What is OpenTelemetry?

OpenTelemetry is an open-source set of tools, APIs, and SDKs that help developers collect data about how their software is performing. It lets you gather traces, metrics, and logs from applications in a standard way so you can see what’s happening inside them.

Let's break it down

  • Open-source: Free for anyone to use, modify, and share.
  • Tools, APIs, SDKs: Ready-made code (libraries) and interfaces you add to your program to capture data.
  • Collect data: Gather information like timing (traces), numbers (metrics), and text messages (logs).
  • Standard way: Uses common formats so the data works with many monitoring systems without custom conversion.
  • See what’s happening: Gives you visibility into the inner workings of your software, like a health check.

Why does it matter?

Because modern applications are built from many services that run in the cloud, it’s hard to know where problems occur.
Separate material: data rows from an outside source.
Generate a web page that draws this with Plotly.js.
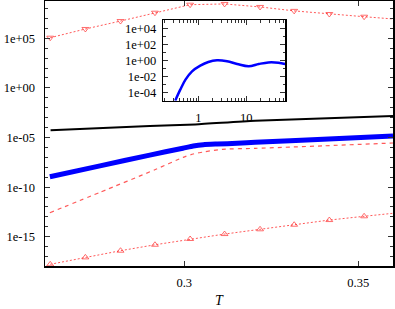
<!DOCTYPE html>
<html>
<head>
<meta charset="utf-8">
<script src="https://cdn.plot.ly/plotly-3.0.1.min.js"></script>
<style>html,body{margin:0;padding:0;background:#fff;}#chart{width:395px;height:309px;}</style>
</head>
<body>
<div id="chart"></div>
<script>
// ---- data ----
// upper red dotted series with down-triangle markers
const topX = [0.2615, 0.2716, 0.2817, 0.2916, 0.3017, 0.3116, 0.3218, 0.3316, 0.3417, 0.3517, 0.36];
const topY = [1.15e5, 8.7e5, 5.5e6, 3.8e7, 2.45e8, 2.9e8, 1.45e8, 5.8e7, 2.8e7, 1.5e7, 8.9e6];
const topMarkSize = [6, 6, 6, 6, 6, 6, 6, 6, 6, 6, 0];
// black solid series
const blackX = [0.2616, 0.2901, 0.3032, 0.3204, 0.36];
const blackY = [5.4e-5, 1.45e-4, 2.1e-4, 4.9e-4, 1.5e-3];
// thick blue series
const blueX = [0.2614, 0.2758, 0.2901, 0.2996, 0.3026, 0.3055, 0.3095, 0.3152, 0.3204, 0.3399, 0.36];
const blueY = [1.1e-9, 1.4e-8, 1.7e-7, 8.3e-7, 1.4e-6, 1.9e-6, 2.2e-6, 2.6e-6, 3.3e-6, 6.8e-6, 1.4e-5];
// red dashed series
const dashX = [0.2614, 0.2759, 0.2917, 0.2997, 0.3026, 0.3060, 0.3109, 0.3204, 0.3399, 0.36];
const dashY = [2.6e-13, 3.1e-11, 5.9e-9, 1.0e-7, 2.2e-7, 3.7e-7, 6.5e-7, 8.1e-7, 1.45e-6, 2.8e-6];
// lower red dotted series with up-triangle markers
const botX = [0.2615, 0.2716, 0.2817, 0.2916, 0.3017, 0.3116, 0.3218, 0.3316, 0.3417, 0.3517, 0.36];
const botY = [1.66e-18, 8.3e-18, 3.9e-17, 1.55e-16, 5.9e-16, 1.86e-15, 5.6e-15, 1.62e-14, 4.8e-14, 1.15e-13, 2.3e-13];
const botMarkSize = [6, 6, 6, 6, 6, 6, 6, 6, 6, 6, 0];
// inset blue curve
const insetX = [0.33, 0.42, 0.54, 0.74, 1.1, 1.62, 2.45, 3.98, 6.46, 11.2, 18.2, 28.8, 46.8, 64.6];
const insetY = [1e-5, 2.3e-4, 4.0e-3, 4.3e-2, 0.22, 0.63, 1.0, 0.76, 0.35, 0.18, 0.35, 0.56, 0.51, 0.35];

// tick labels
const mainXTicks = [0.3, 0.35];
const mainXText = ['0.3', '0.35'];
const mainYTicks = [1e-15, 1e-10, 1e-5, 1, 1e5];
const mainYText = ['1e-15', '1e-10', '1e-05', '1e+00', '1e+05'];
const insetXTicks = [1, 10];
const insetXText = ['1', '10'];
const insetYTicks = [1e-4, 1e-2, 1, 1e2, 1e4];
const insetYText = ['1e-04', '1e-02', '1e+00', '1e+02', '1e+04'];

// minor tick positions (decades / log digits)
const mainMinor = [];
for (let e = -18; e <= 9; e++) mainMinor.push(Math.pow(10, e));
const inYMinor = [];
for (let e = -5; e <= 5; e++) inYMinor.push(Math.pow(10, e));
const inXMinor = [];
[0.1, 1, 10].forEach(d => { for (let k = 2; k <= 9; k++) inXMinor.push(k * d); });

const red = 'rgba(255,60,60,0.85)';
const traces = [
  {x: topX, y: topY, mode: 'lines+markers', xaxis: 'x', yaxis: 'y',
   line: {color: red, width: 1, dash: '2px,2px'},
   marker: {symbol: 'triangle-down-open', size: topMarkSize, color: '#ff3030', line: {width: 1}}},
  {x: blackX, y: blackY, mode: 'lines', line: {color: '#000', width: 2, shape: 'spline', smoothing: 0.6}},
  {x: blueX, y: blueY, mode: 'lines', line: {color: '#0000ff', width: 5, shape: 'spline', smoothing: 0.6}},
  {x: dashX, y: dashY, mode: 'lines', line: {color: red, width: 1.2, dash: '4px,4px', shape: 'spline', smoothing: 0.6}},
  {x: botX, y: botY, mode: 'lines+markers',
   line: {color: red, width: 1, dash: '2px,2px'},
   marker: {symbol: 'triangle-up-open', size: botMarkSize, color: '#ff3030', line: {width: 1}}},
  {x: insetX, y: insetY, mode: 'lines', xaxis: 'x2', yaxis: 'y2', cliponaxis: true,
   line: {color: '#0000ff', width: 2.5, shape: 'spline', smoothing: 1}}
];

const font = {family: 'Liberation Serif, Times New Roman, serif', size: 12.5, color: '#000'};
const axBase = {showline: true, linecolor: '#000', linewidth: 1.5, mirror: 'ticks', ticks: 'inside',
  tickcolor: '#333', tickwidth: 1, ticklen: 5, showgrid: false, zeroline: false, tickfont: font};

const layout = {
  width: 395, height: 309,
  margin: {l: 45, r: 2, t: 1, b: 43},
  paper_bgcolor: '#fff', plot_bgcolor: '#fff',
  showlegend: false, font: font,
  xaxis: Object.assign({}, axBase, {range: [0.26, 0.36], tickmode: 'array', tickvals: mainXTicks, ticktext: mainXText,
    ticklabelstandoff: 4,
    title: {text: '<i>T</i>', font: {family: 'Liberation Serif, serif', size: 14, color: '#000'}, standoff: 6}}),
  yaxis: Object.assign({}, axBase, {type: 'log', range: [-17.95, 8.76], tickmode: 'array', tickvals: mainYTicks, ticktext: mainYText,
    ticklabelstandoff: 6,
    minor: {tickmode: 'array', tickvals: mainMinor, ticks: 'inside', ticklen: 3, tickcolor: '#333', showgrid: false}}),
  xaxis2: Object.assign({}, axBase, {type: 'log', anchor: 'y2', domain: [0.340, 0.690], range: [-0.73, 1.81],
    tickmode: 'array', tickvals: insetXTicks, ticktext: insetXText, ticklabelstandoff: 5,
    minor: {tickmode: 'array', tickvals: inXMinor, ticks: 'inside', ticklen: 2.5, tickcolor: '#333', showgrid: false}}),
  yaxis2: Object.assign({}, axBase, {type: 'log', anchor: 'x2', domain: [0.624, 0.928], range: [-5, 5],
    tickmode: 'array', tickvals: insetYTicks, ticktext: insetYText, ticklabelstandoff: 3,
    minor: {tickmode: 'array', tickvals: inYMinor, ticks: 'inside', ticklen: 2.5, tickcolor: '#333', showgrid: false}})
};

Plotly.newPlot('chart', traces, layout, {staticPlot: true, displayModeBar: false});
</script>
</body>
</html>
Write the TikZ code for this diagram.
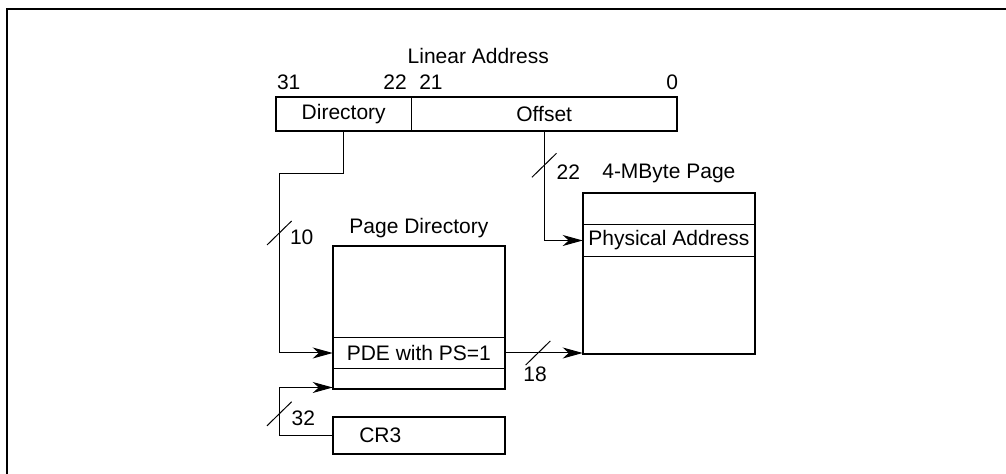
\documentclass[tikz,border=0pt]{standalone}
\usepackage{fontspec}
\setmainfont{Liberation Sans}
\usetikzlibrary{positioning,fit,calc,arrows.meta}
\begin{document}
\begin{tikzpicture}[x=0.5pt, y=-0.5pt, font=\fontsize{10.5pt}{12pt}\selectfont]
  \newcommand{\busx}[0]{279.3}
  \newcommand{\memwidth}[0]{86.15pt}
  \newcommand{\titlesep}[0]{4pt}
  \newcommand{\busslash}[1]{\draw [wire] ($(#1)+(-12.3,12)$) -- ($(#1)+(12.3,-12)$);}
  \tikzstyle{bitfield}  = [rectangle, draw = black, line width=0.5pt, minimum height=17pt, inner sep=0pt, outer sep=0pt]
  \tikzstyle{memtable}  = [rectangle, draw = black, line width=1pt, minimum width=\memwidth, inner sep=0pt, outer sep=0pt]
  \tikzstyle{memrow}    = [rectangle, draw = black, line width=0.5pt, minimum width=\memwidth, inner sep=0pt, outer sep=0pt]
  \tikzstyle{tag}       = [inner sep=0pt, outer sep=0pt]
  \tikzstyle{wire}      = [line width=0.5pt]
  \tikzstyle{connector} = [line width=0.5pt, -{Stealth[length=10pt, width=5.5pt, inset=3pt]}]

  \useasboundingbox (0,0) rectangle (1006,474);
  \draw [line width=1pt] (1006,8.7) -- (6.7,8.7) -- (6.7,474);

  % linear address
  \node [bitfield, minimum width=68pt]                      (dir)     at (343.7,113.7) {Directory};
  \node [bitfield, minimum width=132.5pt, right = 0pt of dir] (offset)  {Offset};
  \node [fit = (dir) (offset), draw = black, line width=1pt, inner sep=0pt] (linaddr) {};
  \node [tag, anchor=base]       (linaddrname) at (478.3,63.3) {Linear Address};
  \node [tag, anchor=base west]  (bit31)       at (277,89.3)   {31};
  \node [tag, anchor=base east]  (bit22)       at (406.7,89.3) {22};
  \node [tag, anchor=base west]  (bit21)       at (419.3,89.3) {21};
  \node [tag, anchor=base east]  (bit0)        at (678,89.3)   {0};

  % page directory and cr3
  \node [memtable, minimum height=71.5pt]                  (pd)      at (418.85,317.5) {};
  \node [tag, above = \titlesep of pd]                     (pdname)  {Page Directory};
  \node [memrow, minimum height=15.7pt, above = 10.15pt of pd.south] (pde) {PDE with PS=1};
  \node [memtable, minimum height=18.35pt]                 (cr3)     at (418.85,435.65) {};
  \node [tag, right = 13.3pt of cr3.west]                  (cr3name) {CR3};

  % 4-MByte page
  \node [memtable, minimum height=80.5pt]                  (page)     at (668.85,273.8) {};
  \node [tag, above = 5pt of page]                         (pagename) {4-MByte Page};
  \node [memrow, minimum height=16.2pt, below = 15.5pt of page.north] (pa) {Physical Address};

  % connectors
  \coordinate (bus)   at (\busx,0);
  \coordinate (bend)  at (\busx,173.3);
  \coordinate (pdlow) at ($(pd.south west)+(0,-1.5)$);
  \draw [connector] (dir.south)    |- (bend) |- (pde.west);
  \draw [connector] (offset.south) |- (pa.west);
  \draw [connector] (pde.east)     -- (pde.east -| page.west);
  \draw [connector] (cr3.west)     -| (bus |- pdlow) -- (pdlow);

  % bus widths
  \coordinate (slash22) at ($(offset.south)+(0,34.6)$);
  \coordinate (slash10) at (\busx,233);
  \coordinate (slash18) at ($(pde.east)+(33,0)$);
  \coordinate (slash32) at (\busx,413.8);
  \busslash{slash22}
  \busslash{slash10}
  \busslash{slash18}
  \busslash{slash32}
  \node [tag] (width22) at (568.3,171.7) {22};
  \node [tag] (width10) at (301.7,237.7) {10};
  \node [tag] (width18) at (535,374)     {18};
  \node [tag] (width32) at (303.3,418.3) {32};
\end{tikzpicture}
\end{document}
OpenTelemetry gives you a unified view of performance and errors, making debugging faster, improving reliability, and helping you optimize costs.

Where is it used?

  • Microservice architectures: Companies like Netflix and Uber instrument each service to trace requests across the whole system.
  • Cloud-native platforms: Kubernetes clusters use OpenTelemetry to monitor pods and services automatically.
  • E-commerce sites: Online retailers track checkout latency and error rates to keep shoppers happy.
  • Financial services: Banks collect metrics from trading applications to meet compliance and ensure low-latency transactions.

Good things about it

  • Vendor-agnostic: Works with many back-ends (Prometheus, Jaeger, Datadog, etc.).
  • Covers all three data types: traces, metrics, and logs in one package.
  • Strong community and backing from the Cloud Native Computing Foundation (CNCF).
  • Language support for most major programming languages (Go, Java, Python, .NET, JavaScript, etc.).
  • Extensible: You can add custom attributes or processors to fit specific needs.

Not-so-good things

  • Learning curve: Setting up the full pipeline (instrumentation, collector, backend) can be complex for beginners.
  • Performance overhead: Adding instrumentation may introduce slight latency or CPU usage if not tuned.
  • Rapid evolution: Frequent updates can cause breaking changes, requiring regular maintenance.
  • Incomplete coverage: Some legacy libraries or proprietary services may lack ready-made instrumentation, needing manual work.